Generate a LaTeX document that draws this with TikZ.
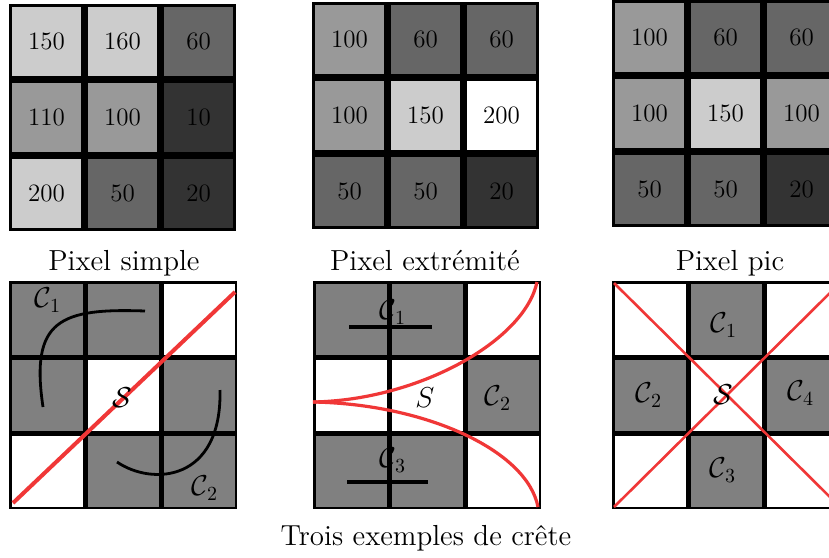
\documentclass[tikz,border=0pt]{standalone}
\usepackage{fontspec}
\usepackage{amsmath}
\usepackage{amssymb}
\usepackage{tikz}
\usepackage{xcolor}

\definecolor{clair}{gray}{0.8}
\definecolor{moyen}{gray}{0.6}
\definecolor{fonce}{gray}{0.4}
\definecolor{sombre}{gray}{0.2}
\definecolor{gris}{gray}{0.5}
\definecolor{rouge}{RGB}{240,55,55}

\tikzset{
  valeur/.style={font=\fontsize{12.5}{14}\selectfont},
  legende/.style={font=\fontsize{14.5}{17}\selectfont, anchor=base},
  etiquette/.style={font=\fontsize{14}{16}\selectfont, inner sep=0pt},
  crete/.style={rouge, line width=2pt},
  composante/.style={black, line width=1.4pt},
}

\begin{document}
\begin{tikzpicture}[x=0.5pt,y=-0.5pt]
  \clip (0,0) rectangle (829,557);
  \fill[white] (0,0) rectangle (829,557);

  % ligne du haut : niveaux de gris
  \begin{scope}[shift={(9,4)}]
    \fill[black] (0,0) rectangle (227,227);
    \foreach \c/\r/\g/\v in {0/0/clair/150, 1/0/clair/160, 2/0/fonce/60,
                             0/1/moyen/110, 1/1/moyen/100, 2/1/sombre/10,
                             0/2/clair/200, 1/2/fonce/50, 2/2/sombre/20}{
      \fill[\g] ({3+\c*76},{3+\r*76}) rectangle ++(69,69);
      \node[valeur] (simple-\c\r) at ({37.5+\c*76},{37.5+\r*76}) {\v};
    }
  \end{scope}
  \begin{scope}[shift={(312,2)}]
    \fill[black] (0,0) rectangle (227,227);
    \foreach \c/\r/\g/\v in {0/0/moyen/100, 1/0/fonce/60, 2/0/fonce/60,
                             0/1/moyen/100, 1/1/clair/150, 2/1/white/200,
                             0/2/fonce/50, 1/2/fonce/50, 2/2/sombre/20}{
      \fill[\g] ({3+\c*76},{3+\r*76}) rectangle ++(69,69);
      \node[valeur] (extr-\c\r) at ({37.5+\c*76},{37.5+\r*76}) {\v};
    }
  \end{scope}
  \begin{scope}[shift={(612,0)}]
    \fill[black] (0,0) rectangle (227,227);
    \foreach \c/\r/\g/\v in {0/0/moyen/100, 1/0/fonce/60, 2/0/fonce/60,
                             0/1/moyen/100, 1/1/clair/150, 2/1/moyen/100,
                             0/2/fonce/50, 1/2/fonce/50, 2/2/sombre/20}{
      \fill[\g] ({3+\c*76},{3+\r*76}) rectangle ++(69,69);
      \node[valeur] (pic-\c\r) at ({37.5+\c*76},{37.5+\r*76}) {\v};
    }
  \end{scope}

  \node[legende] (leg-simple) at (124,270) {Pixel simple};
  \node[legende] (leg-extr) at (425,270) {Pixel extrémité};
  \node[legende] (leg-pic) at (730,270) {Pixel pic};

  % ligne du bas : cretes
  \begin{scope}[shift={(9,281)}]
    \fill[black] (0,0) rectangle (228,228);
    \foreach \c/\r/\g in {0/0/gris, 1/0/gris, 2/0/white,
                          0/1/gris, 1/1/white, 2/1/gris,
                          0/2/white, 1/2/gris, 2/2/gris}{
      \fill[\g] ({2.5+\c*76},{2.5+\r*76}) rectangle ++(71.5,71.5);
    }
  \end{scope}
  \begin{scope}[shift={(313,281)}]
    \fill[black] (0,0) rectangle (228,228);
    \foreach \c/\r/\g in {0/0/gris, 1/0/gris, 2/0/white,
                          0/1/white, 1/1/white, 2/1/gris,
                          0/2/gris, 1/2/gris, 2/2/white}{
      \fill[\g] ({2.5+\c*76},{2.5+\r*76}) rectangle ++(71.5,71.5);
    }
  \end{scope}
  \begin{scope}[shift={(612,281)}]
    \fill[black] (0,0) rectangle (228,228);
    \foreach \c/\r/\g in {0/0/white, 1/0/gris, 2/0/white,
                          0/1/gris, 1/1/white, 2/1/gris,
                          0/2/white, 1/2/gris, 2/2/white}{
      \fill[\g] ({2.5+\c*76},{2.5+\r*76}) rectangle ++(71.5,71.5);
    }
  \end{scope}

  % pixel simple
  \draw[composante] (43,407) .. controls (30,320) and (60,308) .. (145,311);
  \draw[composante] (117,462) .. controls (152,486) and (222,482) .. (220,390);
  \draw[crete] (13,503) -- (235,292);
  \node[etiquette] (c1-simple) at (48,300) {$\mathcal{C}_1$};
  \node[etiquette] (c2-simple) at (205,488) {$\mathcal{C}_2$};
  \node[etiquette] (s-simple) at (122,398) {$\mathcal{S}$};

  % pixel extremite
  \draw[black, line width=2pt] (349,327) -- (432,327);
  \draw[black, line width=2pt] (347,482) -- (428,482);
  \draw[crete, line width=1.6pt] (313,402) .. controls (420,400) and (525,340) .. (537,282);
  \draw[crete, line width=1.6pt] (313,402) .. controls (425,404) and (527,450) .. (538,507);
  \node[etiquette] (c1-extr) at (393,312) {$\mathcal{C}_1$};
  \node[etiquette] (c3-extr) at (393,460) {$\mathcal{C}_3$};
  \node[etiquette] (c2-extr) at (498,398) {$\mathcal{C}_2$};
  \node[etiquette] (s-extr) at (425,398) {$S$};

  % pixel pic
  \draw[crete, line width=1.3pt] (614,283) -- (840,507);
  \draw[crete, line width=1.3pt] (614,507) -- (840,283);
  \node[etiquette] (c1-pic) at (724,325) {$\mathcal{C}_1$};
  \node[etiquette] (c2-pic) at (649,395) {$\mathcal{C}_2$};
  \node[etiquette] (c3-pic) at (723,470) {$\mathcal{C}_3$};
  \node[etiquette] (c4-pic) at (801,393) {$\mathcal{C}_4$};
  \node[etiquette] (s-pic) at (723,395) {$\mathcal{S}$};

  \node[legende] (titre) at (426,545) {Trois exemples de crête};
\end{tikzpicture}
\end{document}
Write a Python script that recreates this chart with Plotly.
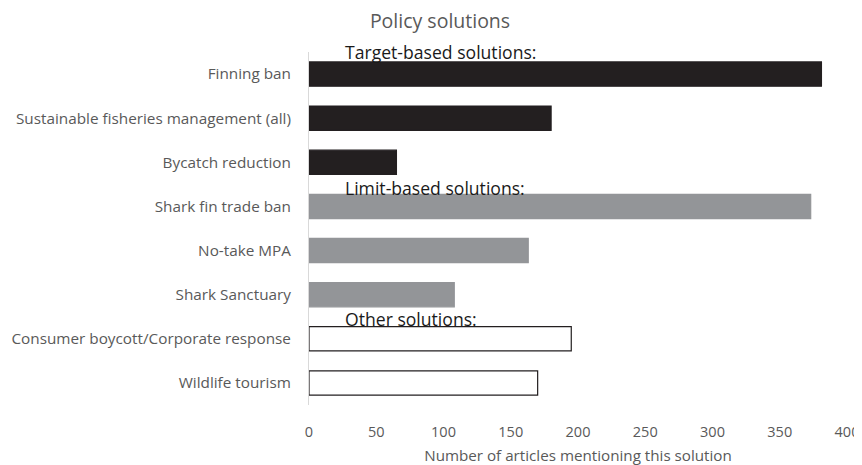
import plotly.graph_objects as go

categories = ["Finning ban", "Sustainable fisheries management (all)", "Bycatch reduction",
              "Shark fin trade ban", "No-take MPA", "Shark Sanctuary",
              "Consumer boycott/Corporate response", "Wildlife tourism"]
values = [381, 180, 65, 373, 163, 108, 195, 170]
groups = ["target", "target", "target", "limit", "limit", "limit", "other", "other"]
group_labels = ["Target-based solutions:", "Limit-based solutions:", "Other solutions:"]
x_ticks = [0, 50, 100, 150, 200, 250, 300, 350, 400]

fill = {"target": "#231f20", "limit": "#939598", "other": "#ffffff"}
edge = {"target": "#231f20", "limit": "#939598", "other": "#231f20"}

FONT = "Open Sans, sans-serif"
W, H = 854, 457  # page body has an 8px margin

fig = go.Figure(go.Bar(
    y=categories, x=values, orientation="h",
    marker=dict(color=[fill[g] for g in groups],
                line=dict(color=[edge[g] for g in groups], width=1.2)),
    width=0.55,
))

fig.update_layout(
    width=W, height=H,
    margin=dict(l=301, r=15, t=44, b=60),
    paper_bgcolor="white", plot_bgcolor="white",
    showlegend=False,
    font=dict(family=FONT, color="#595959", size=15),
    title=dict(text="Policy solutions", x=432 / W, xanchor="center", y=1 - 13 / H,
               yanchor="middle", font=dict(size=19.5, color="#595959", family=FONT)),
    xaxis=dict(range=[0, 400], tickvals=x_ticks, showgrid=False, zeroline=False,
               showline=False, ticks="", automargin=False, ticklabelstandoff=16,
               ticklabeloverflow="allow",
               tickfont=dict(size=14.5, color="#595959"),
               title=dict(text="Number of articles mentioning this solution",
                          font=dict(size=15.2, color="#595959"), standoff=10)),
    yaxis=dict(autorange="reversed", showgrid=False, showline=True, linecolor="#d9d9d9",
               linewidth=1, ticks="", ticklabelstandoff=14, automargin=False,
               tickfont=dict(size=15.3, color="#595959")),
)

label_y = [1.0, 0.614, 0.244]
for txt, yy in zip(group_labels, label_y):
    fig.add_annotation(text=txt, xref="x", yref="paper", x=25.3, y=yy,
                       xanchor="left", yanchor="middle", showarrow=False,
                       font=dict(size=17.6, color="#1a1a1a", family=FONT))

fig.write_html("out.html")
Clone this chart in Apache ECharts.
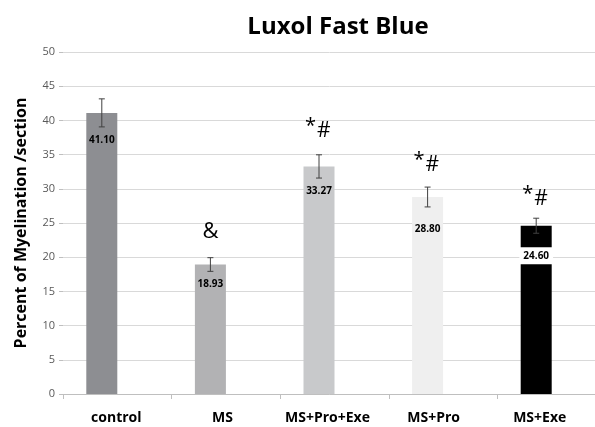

........

Requirements ->
Using the entries above, transcribe every line from the line containing "Write a Python" through the line containing "W, H = 854, 457". Do not copy pictures.

Finished exercise ->
Write a Python script that recreates this chart with Plotly.
import plotly.graph_objects as go

categories = ["Finning ban", "Sustainable fisheries management (all)", "Bycatch reduction",
              "Shark fin trade ban", "No-take MPA", "Shark Sanctuary",
              "Consumer boycott/Corporate response", "Wildlife tourism"]
values = [381, 180, 65, 373, 163, 108, 195, 170]
groups = ["target", "target", "target", "limit", "limit", "limit", "other", "other"]
group_labels = ["Target-based solutions:", "Limit-based solutions:", "Other solutions:"]
x_ticks = [0, 50, 100, 150, 200, 250, 300, 350, 400]

fill = {"target": "#231f20", "limit": "#939598", "other": "#ffffff"}
edge = {"target": "#231f20", "limit": "#939598", "other": "#231f20"}

FONT = "Open Sans, sans-serif"
W, H = 854, 457  # page body has an 8px margin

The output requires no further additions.